One of the benefits of generative AI is that you can ask the model what happened. So I asked Cursor why it reverted my changes. Cursor explained that it uses the version of the file it previously read, not the version saved to disk, as the starting point for future changes. Oh! So much for my quaint notions of file management.

YOLO Is Good, Actually

I knew about YOLO mode, but thought to myself “LOL no.” Why would I let an AI run rampant over my code?

But I also wanted to continue using get reset --hard to revert Cursor changes I didn’t want to pursue. So it turns out, YOLO mode is ironically the safest way for me to avoid the problem of Cursor reverting its own changes. With YOLO turned on, Cursor auto-approves the changes it makes, so it’s internal version of the file and the file on disk are more likely to match.

Of course there’s a catch. YOLO is marked as dangerous for a reason.
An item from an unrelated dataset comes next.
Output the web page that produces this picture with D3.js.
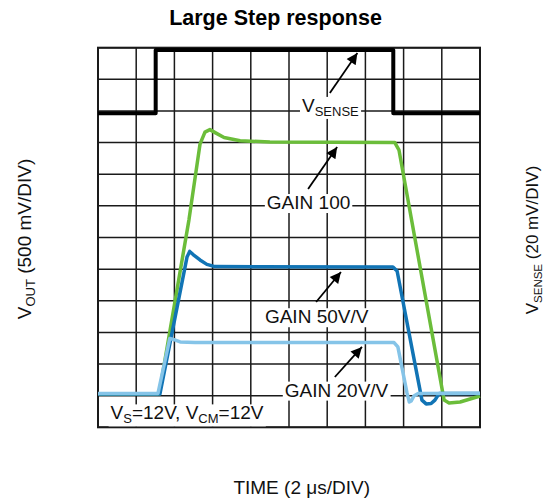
<!DOCTYPE html>
<html>
<head>
<meta charset="utf-8">
<script src="https://cdn.jsdelivr.net/npm/d3@7"></script>
<style>
  body { margin: 0; background: #fff; }
  svg { font-family: "Liberation Sans", Arial, sans-serif; }
</style>
</head>
<body>
<div id="chart"></div>
<script>
// values in scope divisions: [time div, vertical div]
const vsense = [[0, 9.93], [1.51, 9.93], [1.51, 11.93], [7.73, 11.93], [7.73, 9.93], [10, 9.93]];

const gain100 = [[0, 1.05], [1.60, 1.05], [2.38, 6.55], [2.67, 8.95], [2.80, 9.33], [2.93, 9.41],
    [3.09, 9.30], [3.30, 9.16], [3.72, 9.06], [4.50, 9.02], [7.77, 9.00], [7.88, 8.76],
    [9.06, 0.86], [9.19, 0.77], [9.48, 0.80], [10, 0.99]];

const gain50 = [[0, 1.05], [1.62, 1.05], [2.33, 5.38], [2.40, 5.56], [2.49, 5.46], [2.67, 5.29],
    [2.85, 5.15], [3.06, 5.08], [7.72, 5.07], [7.83, 4.94], [8.48, 0.86], [8.59, 0.74],
    [8.72, 0.75], [8.82, 0.86], [8.93, 1.07], [10, 1.07]];

const gain20 = [[0, 1.07], [1.57, 1.07], [1.88, 2.81], [1.99, 2.77], [2.15, 2.70], [2.54, 2.68],
    [7.75, 2.68], [7.85, 2.54], [8.09, 1.08], [8.15, 0.80], [8.20, 0.83], [8.27, 0.99],
    [8.38, 1.07], [10, 1.08]];

const xDivs = d3.range(0, 11);
const yDivs = d3.range(0, 13);

// labels: text parts ([string, isSub]), anchor point and arrow (tail -> tip) in divisions
const notes = [
    { parts: [['V', false], ['SENSE', true]], at: [5.34, 9.97], arrow: [[6.07, 10.57], [6.79, 11.83]] },
    { parts: [['GAIN 100', false]], at: [4.42, 6.90], arrow: [[5.50, 7.53], [6.26, 8.86]] },
    { parts: [['GAIN 50V/V', false]], at: [4.37, 3.29], arrow: [[5.71, 3.96], [6.36, 4.91]] },
    { parts: [['GAIN 20V/V', false]], at: [4.89, 0.97], arrow: [[6.20, 1.59], [6.91, 2.54]] },
    { parts: [['V', false], ['S', true], ['=12V, V', false], ['CM', true], ['=12V', false]], at: [0.33, 0.25] }
];

const width = 548, height = 502;
const plot = { left: 98, right: 480, top: 47.7, bottom: 427.3 };

const svg = d3.select('#chart').append('svg')
    .attr('width', width)
    .attr('height', height);

const x = d3.scaleLinear().domain([0, 10]).range([plot.left, plot.right]);
const y = d3.scaleLinear().domain([0, 12]).range([plot.bottom, plot.top]);

svg.append('defs').append('marker')
    .attr('id', 'head')
    .attr('viewBox', '0 0 10 10')
    .attr('refX', 10).attr('refY', 5)
    .attr('markerWidth', 15).attr('markerHeight', 11)
    .attr('markerUnits', 'userSpaceOnUse')
    .attr('orient', 'auto')
    .append('path').attr('d', 'M0,0L10,5L0,10z').attr('fill', '#000');

// grid
const grid = svg.append('g').attr('stroke', '#1a1a1a').attr('stroke-width', 1.5);
grid.selectAll('.vx').data(xDivs).join('line')
    .attr('x1', d => x(d)).attr('x2', d => x(d))
    .attr('y1', y(0)).attr('y2', y(12));
grid.selectAll('.hy').data(yDivs).join('line')
    .attr('x1', x(0)).attr('x2', x(10))
    .attr('y1', d => y(d)).attr('y2', d => y(d));
svg.append('rect')
    .attr('x', x(0)).attr('y', y(12))
    .attr('width', x(10) - x(0)).attr('height', y(0) - y(12))
    .attr('fill', 'none').attr('stroke', '#1a1a1a').attr('stroke-width', 2);

const line = d3.line().x(d => x(d[0])).y(d => y(d[1]));

const series = [
    { data: vsense, color: '#000', w: 4 },
    { data: gain100, color: '#6bbd3a', w: 3.5 },
    { data: gain50, color: '#1174b5', w: 3.5 },
    { data: gain20, color: '#85c4e8', w: 3.5 }
];

svg.append('g').selectAll('path').data(series).join('path')
    .attr('d', d => line(d.data))
    .attr('fill', 'none')
    .attr('stroke', d => d.color)
    .attr('stroke-width', d => d.w)
    .attr('stroke-linejoin', 'round');

// annotations
function richText(g, parts, size, subSize) {
    const t = g.append('text').attr('font-size', size).attr('fill', '#111');
    parts.forEach((p, i) => {
        const prevSub = i > 0 && parts[i - 1][1];
        const sp = t.append('tspan').text(p[0]);
        if (p[1]) sp.attr('font-size', subSize).attr('dy', prevSub ? 0 : 4);
        else if (prevSub) sp.attr('dy', -4);
    });
    return t;
}

notes.forEach(n => {
    const g = svg.append('g');
    const t = richText(g, n.parts, 19, 13)
        .attr('x', x(n.at[0])).attr('y', y(n.at[1]));
    const bb = t.node().getBBox();
    g.insert('rect', 'text')
        .attr('x', bb.x - 2).attr('y', bb.y + 2)
        .attr('width', bb.width + 4).attr('height', bb.height - 2)
        .attr('fill', '#fff');
    if (n.arrow) {
        svg.append('line')
            .attr('x1', x(n.arrow[0][0])).attr('y1', y(n.arrow[0][1]))
            .attr('x2', x(n.arrow[1][0])).attr('y2', y(n.arrow[1][1]))
            .attr('stroke', '#000').attr('stroke-width', 1.8)
            .attr('marker-end', 'url(#head)');
    }
});

// titles
svg.append('text')
    .attr('x', 275.5).attr('y', 25)
    .attr('text-anchor', 'middle')
    .attr('font-size', 21.5).attr('font-weight', 'bold')
    .text('Large Step response');

svg.append('text')
    .attr('x', 301.7).attr('y', 494)
    .attr('text-anchor', 'middle')
    .attr('font-size', 19).attr('fill', '#111')
    .text('TIME (2 μs/DIV)');

const leftLab = svg.append('g').attr('transform', 'translate(31,239) rotate(-90)');
richText(leftLab, [['V', false], ['OUT', true], [' (500 mV/DIV)', false]], 19, 13)
    .attr('text-anchor', 'middle');

const rightLab = svg.append('g').attr('transform', 'translate(538,240) rotate(-90)');
richText(rightLab, [['V', false], ['SENSE', true], [' (20 mV/DIV)', false]], 17, 11.5)
    .attr('text-anchor', 'middle');
</script>
</body>
</html>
So I wanted to be specific about what Cursor was allowed to do on my behalf. I used the YOLO prompt allow file writes and web searches, do not allow terminal commands and that seemed to do the trick.

Even then there’s still one more step: if I made changes outside of Cursor, either with a git reset or by manually editing a file, Cursor could still have an older version of the file read into memory. Cursor helpfully suggested that I should tell it whenever I make manual edits to avoid having it work with stale data. I’ll do that, and also run git status to verify I’m only seeing expected changes more often.

Next Steps

Cursor is now my daily driver and I am absolutely blown away by its capabilities. With it I’m not just 2x or 10x more productive: I’m infinitely more productive because I am willing to tackle projects I otherwise wouldn’t dare try on my own. It’s not going to replace me; rather, it feels like wearing a mech suit. Without Cursor, the only way I would have added dark mode to the simulation was if I magically fell into a pile of money that enabled me to hire a team. But with Cursor? I can do a whole lot of heavy lifting all on my own.

That said, Cursor is still clearly in its infancy. It crashes. It does weird things. More generally, GenAI IDEs have a learning curve. If you’re not the kind of person who works in small steps naturally, it’s a habit you’re going to want to learn. It takes effort to craft prompts that yield the desired results.

But if you learn how to set clear boundaries, watch for surprises, and keep a tight feedback loop, GenAI IDEs are an absolutely incredible force multiplier.